Horse carcasses containing the painkiller bute could have been entering the food chain in significant numbers for some time, the head of the UK Food Standards Agency (FSA) has admitted.
UK FSA chief executive Catherine Brown spoke as it was revealed authorities in Britain and France are trying to trace the carcasses of six horses contaminated with the painkiller, which were slaughtered in a UK abattoir and may have entered the human food chain across the Channel.
The drug, which is potentially harmful to human health, was detected in eight horses out of 206 tested by the Food Standards Agency in the first week of this month. Two were intercepted and destroyed before leaving the slaughterhouse but the other six were sent to France, where horse meat is commonly eaten.
Ms Brown told a press conference at Defra headquarters that FSA had increased testing of horse carcasses over a three-month period last year after intelligence from abattoirs suggested bute was getting into the food chain.
Meanwhile, tests on Findus processed beef products withdrawn from sale in the UK after the discovery of traces of horse meat found no evidence of phenylbutazone - or “bute” - which is banned from products intended for human consumption.
UK Chief Medical Officer Dame Sally Davies said that although the drug was linked to side-effects in patients who have been taking it as a medicine for arthritis, the risk was very low.

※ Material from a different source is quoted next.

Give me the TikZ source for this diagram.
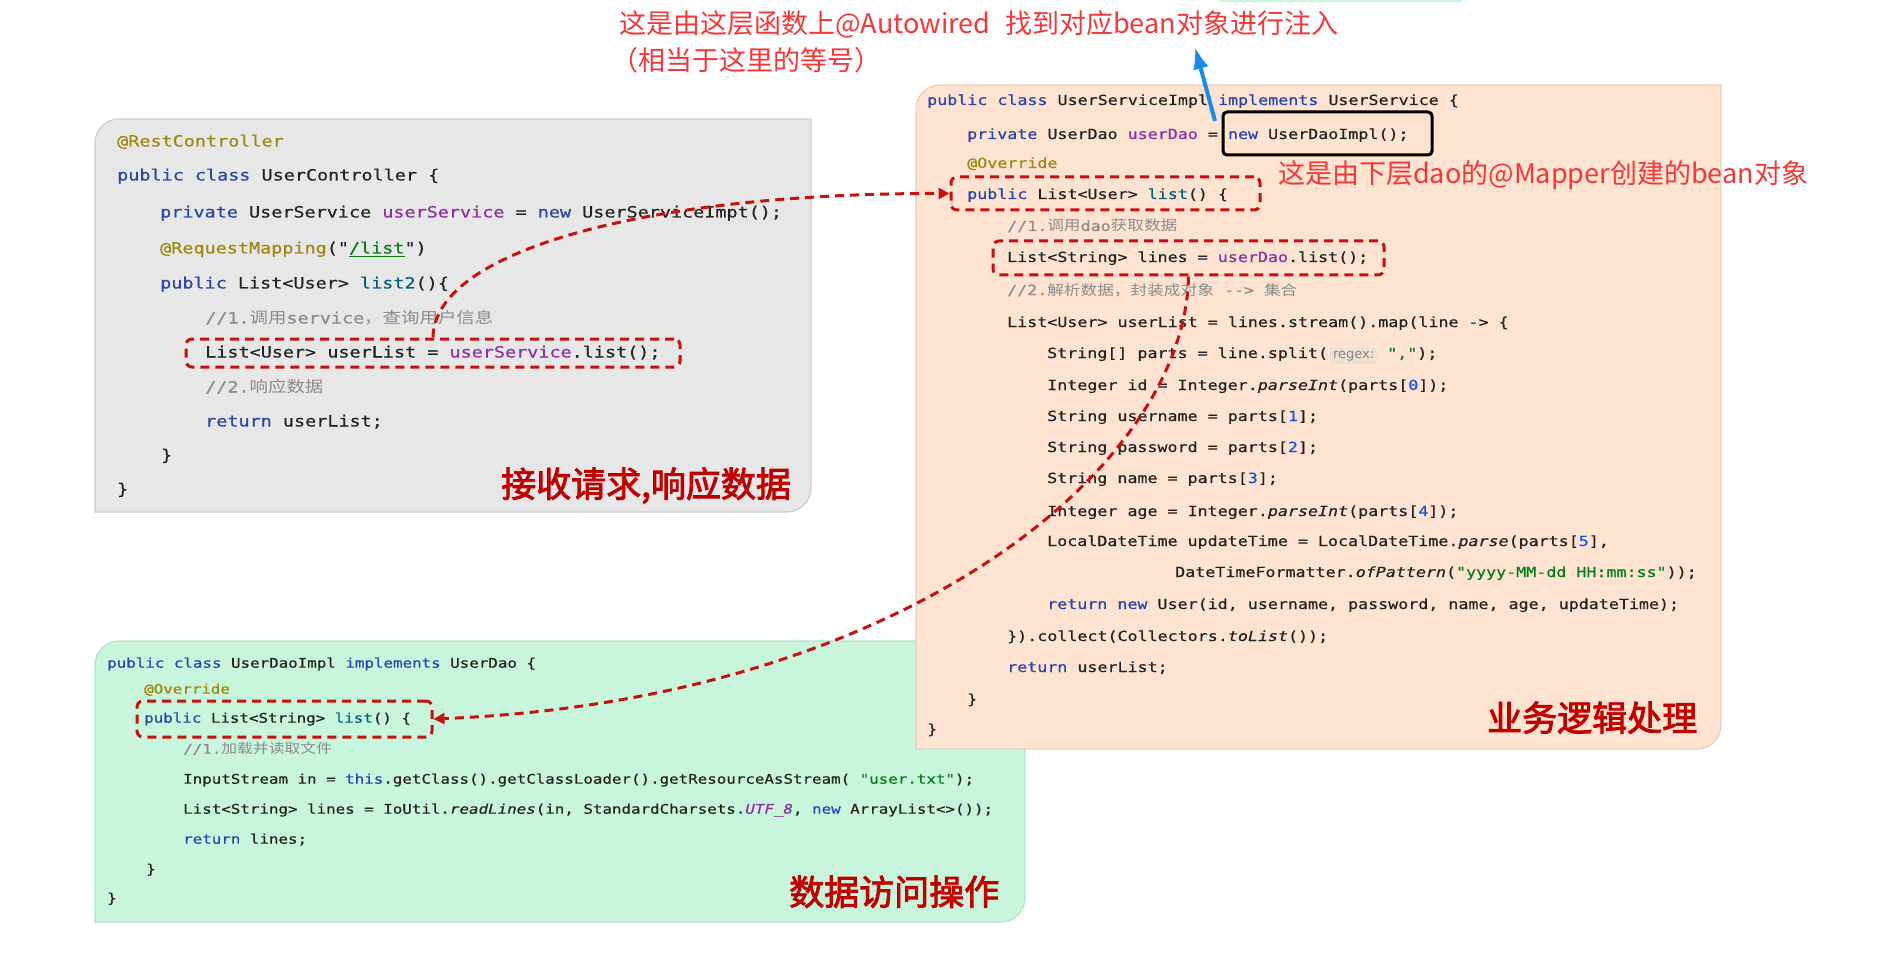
\documentclass[tikz,border=0pt]{standalone}
\usepackage{fontspec}
\usepackage{xcolor}
\usetikzlibrary{arrows.meta}
\newfontfamily\codefont[FakeStretch=1.19,FakeBold=0.5,ItalicFont={DejaVu Sans Mono Oblique}]{DejaVu Sans Mono}
\newfontfamily\zhcode[FakeStretch=1.19]{Noto Sans CJK SC}
\newfontfamily\zhfont{Noto Sans CJK SC}
\newfontfamily\zhbold[FakeBold=2.5]{Noto Sans CJK SC}
\newfontfamily\hintfont{DejaVu Sans}
\definecolor{kwc}{RGB}{40,70,170}
\definecolor{txc}{RGB}{35,35,35}
\definecolor{fldc}{RGB}{140,50,160}
\definecolor{annc}{RGB}{158,136,13}
\definecolor{strc}{RGB}{6,125,23}
\definecolor{numc}{RGB}{23,80,235}
\definecolor{mthc}{RGB}{0,98,122}
\definecolor{cmtc}{RGB}{140,140,140}
\definecolor{hintbg}{RGB}{236,224,212}
\definecolor{hintc}{RGB}{135,135,135}
\definecolor{noteRed}{RGB}{245,55,55}
\definecolor{arrowRed}{RGB}{200,16,16}
\definecolor{labelRed}{RGB}{192,0,0}
\definecolor{blueArrow}{RGB}{24,140,240}
\definecolor{grayFill}{RGB}{231,231,231}
\definecolor{grayLine}{RGB}{205,205,205}
\definecolor{orangeFill}{RGB}{253,227,208}
\definecolor{orangeLine}{RGB}{228,208,192}
\definecolor{greenFill}{RGB}{199,246,220}
\definecolor{greenLine}{RGB}{180,225,200}
\newcommand\kw[1]{\textcolor{kwc}{#1}}
\newcommand\fld[1]{\textcolor{fldc}{#1}}
\newcommand\ann[1]{\textcolor{annc}{#1}}
\newcommand\strg[1]{\textcolor{strc}{#1}}
\newcommand\cnum[1]{\textcolor{numc}{#1}}
\newcommand\mth[1]{\textcolor{mthc}{#1}}
\newcommand\itc[1]{\textit{#1}}
\newcommand\cmt[1]{\textcolor{cmtc}{#1}}
\newcommand\zh[1]{{\zhcode #1}}
\newcommand\hint[1]{\hspace{2pt}{\setlength{\fboxsep}{3pt}\colorbox{hintbg}{\hintfont\fontsize{13}{13}\selectfont\color{hintc}#1}}}
\newcommand\panelshape[6]{%
  \draw[fill=#1, draw=#2, line width=1.2pt] (#3,#6) -- (#3,{#4+24}) arc[start angle=180,end angle=270,radius=24] -- (#5,#4) -- (#5,{#6-24}) arc[start angle=0,end angle=90,radius=24] -- cycle;}
\tikzset{
  gline/.style={anchor=base west, inner sep=0pt, text=txc, font={\codefont\fontsize{15.5}{18}\selectfont}},
  oline/.style={anchor=base west, inner sep=0pt, text=txc, font={\codefont\fontsize{14}{17}\selectfont}},
  dline/.style={anchor=base west, inner sep=0pt, text=txc, font={\codefont\fontsize{13.3}{16}\selectfont}},
  dashbox/.style={draw=arrowRed, line width=3pt, dash pattern=on 9pt off 6pt, rounded corners=6pt, inner sep=0pt},
  flow/.style={draw=arrowRed, line width=3pt, dash pattern=on 9pt off 6pt, -{Triangle[length=11pt,width=11pt]}},
  note/.style={anchor=base west, inner sep=0pt, text=noteRed, font={\zhfont\fontsize{27}{30}\selectfont}},
  layer/.style={anchor=base west, inner sep=0pt, text=labelRed, font={\zhbold\fontsize{35}{38}\selectfont}},
}
\begin{document}
\begin{tikzpicture}[x=1pt,y=-1pt]
\fill[white] (0,0) rectangle (1903,968);
\useasboundingbox (0,0) rectangle (1903,968);
\fill[greenFill] (1220,0) rectangle (1463,2.5);
% panels
\panelshape{grayFill}{grayLine}{95}{119}{811}{512}
\panelshape{greenFill}{greenLine}{95}{641}{1025}{922}
\panelshape{orangeFill}{orangeLine}{916}{85}{1721}{749}
% controller code
\node[gline] (g1) at (117,146.5) {\ann{@RestController}};
\node[gline] (g2) at (117,180.5) {\kw{public class} UserController \{};
\node[gline] (g3) at (160,217.5) {\kw{private} UserService \fld{userService} = \kw{new} UserServiceImpt();};
\node[gline] (g4) at (160,253.5) {\ann{@RequestMapping}("\strg{\underline{/list}}")};
\node[gline] (g5) at (160,288.5) {\kw{public} List<User> \mth{list2}()\{};
\node[gline] (g6) at (205,323.5) {\cmt{//1.\zh{调用}service\zh{，查询用户信息}}};
\node[gline] (g7) at (205,357.5) {List<User> userList = \fld{userService}.list();};
\node[gline] (g8) at (205,392.5) {\cmt{//2.\zh{响应数据}}};
\node[gline] (g9) at (205,426.5) {\kw{return} userList;};
\node[gline] (g10) at (161,460.5) {\}};
\node[gline] (g11) at (117,494.5) {\}};
% service code
\node[oline] (o1) at (927,105) {\kw{public class} UserServiceImpl \kw{implements} UserService \{};
\node[oline] (o2) at (967,139) {\kw{private} UserDao \fld{userDao} = \kw{new} UserDaoImpl();};
\node[oline] (o3) at (967,168) {\ann{@Override}};
\node[oline] (o4) at (967,199) {\kw{public} List<User> \mth{list}() \{};
\node[oline] (o5) at (1007,231) {\cmt{//1.\zh{调用}dao\zh{获取数据}}};
\node[oline] (o6) at (1007,262) {List<String> lines = \fld{userDao}.list();};
\node[oline] (o7) at (1007,295) {\cmt{//2.\zh{解析数据，封装成对象} -\kern0pt-> \zh{集合}}};
\node[oline] (o8) at (1007,327) {List<User> userList = lines.stream().map(line -> \{};
\node[oline] (o9) at (1047,358) {String[] parts = line.split(\hint{regex:} \strg{","});};
\node[oline] (o10) at (1047,390) {Integer id = Integer.\itc{parseInt}(parts[\cnum{0}]);};
\node[oline] (o11) at (1047,421) {String username = parts[\cnum{1}];};
\node[oline] (o12) at (1047,452) {String password = parts[\cnum{2}];};
\node[oline] (o13) at (1047,483) {String name = parts[\cnum{3}];};
\node[oline] (o14) at (1047,516) {Integer age = Integer.\itc{parseInt}(parts[\cnum{4}]);};
\node[oline] (o15) at (1047,546) {LocalDateTime updateTime = LocalDateTime.\itc{parse}(parts[\cnum{5}],};
\node[oline] (o16) at (1175,577) {DateTimeFormatter.\itc{ofPattern}(\strg{"yyyy-MM-dd HH:mm:ss"}));};
\node[oline] (o17) at (1047,609) {\kw{return new} User(id, username, password, name, age, updateTime);};
\node[oline] (o18) at (1007,641) {\}).collect(Collectors.\itc{toList}());};
\node[oline] (o19) at (1007,672) {\kw{return} userList;};
\node[oline] (o20) at (967,704) {\}};
\node[oline] (o21) at (927,734) {\}};
% dao code
\node[dline] (d1) at (107,667.7) {\kw{public class} UserDaoImpl \kw{implements} UserDao \{};
\node[dline] (d2) at (144,693.7) {\ann{@Override}};
\node[dline] (d3) at (144,722.7) {\kw{public} List<String> \mth{list}() \{};
\node[dline] (d4) at (183,753.7) {\cmt{//1.\zh{加载并读取文件}}};
\node[dline] (d5) at (183,783.7) {InputStream in = \kw{this}.getClass().getClassLoader().getResourceAsStream( \strg{"user.txt"});};
\node[dline] (d6) at (183,813.7) {List<String> lines = IoUtil.\itc{readLines}(in, StandardCharsets.\itc{\fld{UTF\_8}}, \kw{new} ArrayList<>());};
\node[dline] (d7) at (183,843.7) {\kw{return} lines;};
\node[dline] (d8) at (146,873.7) {\}};
\node[dline] (d9) at (107,902.7) {\}};
% layer labels
\node[layer] (l1) at (501,497) {接收请求,响应数据};
\node[layer] (l2) at (1487,731) {业务逻辑处理};
\node[layer] (l3) at (789,905) {数据访问操作};
% highlight boxes
\node[dashbox, minimum width=494pt, minimum height=28pt] (db1) at (433,353) {};
\node[dashbox, minimum width=309pt, minimum height=33pt] (db2) at (1105.5,193.5) {};
\node[dashbox, minimum width=391pt, minimum height=34pt] (db3) at (1188.5,258) {};
\node[dashbox, minimum width=295pt, minimum height=36pt] (db4) at (284.5,719) {};
\node[draw=black, line width=3pt, rounded corners=4pt, minimum width=209pt, minimum height=43pt, inner sep=0pt] (newbox) at (1327.5,133.5) {};
% connectors
\draw[flow] (db1.north) .. controls (434,250) and (650,193) .. (db2.west);
\draw[flow] (db3.south) .. controls (1185,470) and (900,700) .. (db4.east);
% notes
\node[note] (n1) at (619,34) {这是由这层函数上@Autowired\hspace{0.55em}找到对应bean对象进行注入};
\node[note] (n2) at (611,71) {（相当于这里的等号）};
\node[note] (n3) at (1278,184) {这是由下层dao的@Mapper创建的bean对象};
\coordinate (bluetail) at (1215,121);
\coordinate (bluetip) at (1195,47);
\draw[blueArrow, line width=4pt, -{Latex[length=22pt,width=16pt]}] (bluetail) -- (bluetip);
\end{tikzpicture}
\end{document}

“If you ate 100% horse burgers of 250g, you would have to eat, in one day, more than 500 or 600 to get to a human dose,” she said. “It would really be difficult to get up to a human dose.”
The highest level of bute found in tests was 1.9 milligrams per kilo of meat, she said.

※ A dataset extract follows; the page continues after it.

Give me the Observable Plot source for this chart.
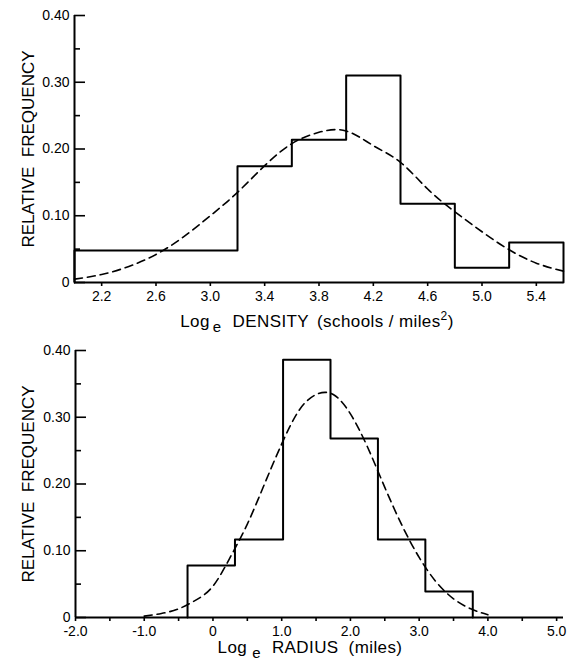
<!DOCTYPE html>
<html><head><meta charset="utf-8">
<script src="https://cdn.jsdelivr.net/npm/d3@7"></script>
<script src="https://cdn.jsdelivr.net/npm/@observablehq/plot@0.6"></script>
<style>
body{margin:0;background:#fff;}
#c{width:569px;}
#c svg{display:block;}
</style></head><body><div id="c"></div>
<script>
// ---- Top panel: Log_e DENSITY ----
const densityEdges = [2.0, 3.2, 3.6, 4.0, 4.4, 4.8, 5.2, 5.6];
const densityFreq = [0.048, 0.174, 0.214, 0.31, 0.118, 0.022, 0.06];
const densityCurveX = [2.0, 2.2, 2.4, 2.6, 2.8, 3.0, 3.2, 3.4, 3.6, 3.8, 4.0, 4.2, 4.4, 4.6, 4.8, 5.0, 5.2, 5.4, 5.6];
const densityCurveY = [0.005, 0.012, 0.024, 0.042, 0.068, 0.10, 0.135, 0.175, 0.208, 0.225, 0.227, 0.205, 0.18, 0.14, 0.106, 0.076, 0.049, 0.029, 0.017];
const densityTicks = [2.2, 2.6, 3.0, 3.4, 3.8, 4.2, 4.6, 5.0, 5.4];

// ---- Bottom panel: Log_e RADIUS ----
const radiusEdges = [-0.37, 0.32, 1.02, 1.71, 2.40, 3.09, 3.78];
const radiusFreq = [0.078, 0.117, 0.386, 0.268, 0.117, 0.039];
const radiusCurveX = [-1.0, -0.75, -0.5, -0.25, 0, 0.25, 0.5, 0.75, 1.0, 1.25, 1.5, 1.75, 2.0, 2.25, 2.5, 2.75, 3.0, 3.25, 3.5, 3.75, 4.0];
const radiusCurveY = [0.002, 0.006, 0.013, 0.026, 0.047, 0.09, 0.14, 0.2, 0.26, 0.31, 0.334, 0.334, 0.305, 0.255, 0.195, 0.138, 0.09, 0.053, 0.028, 0.013, 0.004];
const radiusTicks = [-2, -1, 0, 1, 2, 3, 4, 5];
const radiusMinorTicks = [-1.5, -0.5, 0.5, 1.5, 2.5, 3.5, 4.5];

// ---- Shared y ticks and labels ----
const yTicks = [0, 0.1, 0.2, 0.3, 0.4];
const yMinorTicks = [0.05, 0.15, 0.25, 0.35];
const yLabel = "RELATIVE  FREQUENCY";

const FONT = "Liberation Sans, Arial, sans-serif";
const WIDTH = 569, MARGIN_RIGHT = 6;

function stepOutline(edges, freq) {
  const n = freq.length;
  const pts = [{x: edges[0], y: 0}];
  edges.forEach((e, i) => pts.push({x: e, y: i < n ? freq[i] : freq[n - 1]}));
  pts.push({x: edges[edges.length - 1], y: 0});
  return pts;
}

function panel({edges, freq, cx, cy, xDomain, xTicks, xMinor, xFmt, height, marginTop, marginBottom, marginLeft, labelParts, labelX, labelY}) {
  const curve = cx.map((x, i) => ({x, y: cy[i]}));
  const frameW = WIDTH - marginLeft - MARGIN_RIGHT;
  const svg = Plot.plot({
    width: WIDTH,
    height,
    marginTop, marginBottom, marginLeft, marginRight: MARGIN_RIGHT,
    style: {fontFamily: FONT, fontSize: "14px", color: "#000", background: "#fff", overflow: "visible"},
    x: {domain: xDomain},
    y: {domain: [0, 0.4]},
    marks: [
      Plot.axisY({ticks: yTicks, tickSize: 0, tickPadding: 5, tickFormat: d => d === 0 ? "0" : d.toFixed(2), label: null, fontSize: 14}),
      // inward tick marks on the y axis
      Plot.tickY(yTicks, {y: d => d, insetRight: frameW - 11, stroke: "#000", strokeWidth: 1.6}),
      Plot.tickY(yMinorTicks, {y: d => d, insetRight: frameW - 6, stroke: "#000", strokeWidth: 1.6}),
      Plot.text([yLabel], {frameAnchor: "left", rotate: -90, dx: 28 - marginLeft, textAnchor: "middle", lineAnchor: "middle", fontSize: 17, fill: "#000"}),
      Plot.axisX({ticks: xTicks, tickSize: 4, tickPadding: 5, tickFormat: xFmt, label: null, strokeWidth: 1.6, fontSize: 14}),
      xMinor ? Plot.axisX({ticks: xMinor, tickSize: 4, tickFormat: () => "", label: null, strokeWidth: 1.6}) : null,
      Plot.ruleY([0], {strokeWidth: 2}),
      Plot.ruleX([xDomain[0]], {strokeWidth: 2}),
      Plot.line(stepOutline(edges, freq), {x: "x", y: "y", curve: "step-after", stroke: "#000", strokeWidth: 2}),
      Plot.line(curve, {x: "x", y: "y", curve: "natural", stroke: "#000", strokeWidth: 1.6, strokeDasharray: "8,5"})
    ]
  });
  const t = d3.select(svg).append("text")
    .attr("x", labelX).attr("y", labelY)
    .attr("text-anchor", "middle")
    .attr("font-family", FONT)
    .attr("font-size", 17)
    .attr("letter-spacing", "0.4px")
    .attr("fill", "#000");
  labelParts.forEach(p => {
    const s = t.append("tspan").text(p.text);
    if (p.dx) s.attr("dx", p.dx);
    if (p.dy) s.attr("dy", p.dy);
    if (p.size) s.attr("font-size", p.size);
  });
  return svg;
}

const topPanel = panel({
  edges: densityEdges, freq: densityFreq, cx: densityCurveX, cy: densityCurveY,
  xDomain: [2.0, 5.6], xTicks: densityTicks, xMinor: null,
  xFmt: d => d.toFixed(1),
  height: 338, marginTop: 15, marginBottom: 56, marginLeft: 74,
  labelParts: [
    {text: "Log"}, {text: "e", dx: 3, dy: 5, size: 15}, {text: "DENSITY", dx: 11, dy: -5},
    {text: "(schools / miles", dx: 8}, {text: "2", dy: -7, size: 12}, {text: ")", dy: 7}
  ],
  labelX: 317, labelY: 327
});

const bottomPanel = panel({
  edges: radiusEdges, freq: radiusFreq, cx: radiusCurveX, cy: radiusCurveY,
  xDomain: [-2.0, 5.1], xTicks: radiusTicks, xMinor: radiusMinorTicks,
  xFmt: d => d === 0 ? "0" : d.toFixed(1),
  height: 330, marginTop: 12, marginBottom: 51, marginLeft: 75,
  labelParts: [
    {text: "Log"}, {text: "e", dx: 5, dy: 5, size: 15}, {text: "RADIUS", dx: 11, dy: -5}, {text: "(miles)", dx: 10}
  ],
  labelX: 310, labelY: 315
});

document.getElementById("c").append(topPanel, bottomPanel);
</script>
</body></html>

Meanwhile, a processing factory in Co Monaghan in the Republic of Ireland withdrew some batches of burger products produced for the UK market, some of which tested positive in the UK for 5% to 30% horse meat.

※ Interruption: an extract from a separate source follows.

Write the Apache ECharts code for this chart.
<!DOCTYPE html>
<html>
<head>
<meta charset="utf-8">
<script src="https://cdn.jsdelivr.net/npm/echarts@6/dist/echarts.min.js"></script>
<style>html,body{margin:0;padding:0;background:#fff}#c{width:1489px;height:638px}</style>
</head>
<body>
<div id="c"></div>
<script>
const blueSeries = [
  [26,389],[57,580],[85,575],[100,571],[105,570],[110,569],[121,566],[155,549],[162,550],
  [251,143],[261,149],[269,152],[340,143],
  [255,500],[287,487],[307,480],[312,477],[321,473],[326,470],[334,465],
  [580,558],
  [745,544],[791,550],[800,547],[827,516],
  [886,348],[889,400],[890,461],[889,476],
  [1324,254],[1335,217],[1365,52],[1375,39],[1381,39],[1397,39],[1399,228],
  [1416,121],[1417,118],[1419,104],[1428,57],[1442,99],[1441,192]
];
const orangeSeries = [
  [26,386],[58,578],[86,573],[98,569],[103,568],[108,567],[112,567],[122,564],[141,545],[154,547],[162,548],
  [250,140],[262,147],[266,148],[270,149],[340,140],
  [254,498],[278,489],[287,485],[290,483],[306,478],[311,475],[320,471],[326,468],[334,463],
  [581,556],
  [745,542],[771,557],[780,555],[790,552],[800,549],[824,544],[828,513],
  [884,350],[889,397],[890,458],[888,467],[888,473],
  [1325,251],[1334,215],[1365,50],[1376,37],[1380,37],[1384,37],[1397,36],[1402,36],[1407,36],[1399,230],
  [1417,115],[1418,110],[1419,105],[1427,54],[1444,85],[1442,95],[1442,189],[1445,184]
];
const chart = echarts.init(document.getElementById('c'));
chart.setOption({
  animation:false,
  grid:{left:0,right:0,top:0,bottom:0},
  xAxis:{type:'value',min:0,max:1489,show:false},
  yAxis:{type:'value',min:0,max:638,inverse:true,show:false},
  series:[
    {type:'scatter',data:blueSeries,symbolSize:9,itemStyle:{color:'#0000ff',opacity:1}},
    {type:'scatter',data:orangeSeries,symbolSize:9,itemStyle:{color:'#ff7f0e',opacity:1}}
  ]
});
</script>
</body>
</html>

Rangeland Foods said the burgers, which contained beef supplied from Poland, date back to production in September and were specifically produced for the UK market and made to a specification for EU beef from EU-approved suppliers.
Primary investigation also showed that the owner of an abattoir caught up in the horse meat scandal is contracted to remove fatally injured horses from the Grand National.
Peter Boddy, whose slaughterhouse in West Yorkshire was raided by the Food Standards Agency (FSA) this week, removes the carcasses of some horses which have been put down during the world famous meeting, Aintree Racecourse said. The Liverpool racecourse said it was “confident” no unfit meat had entered the food chain.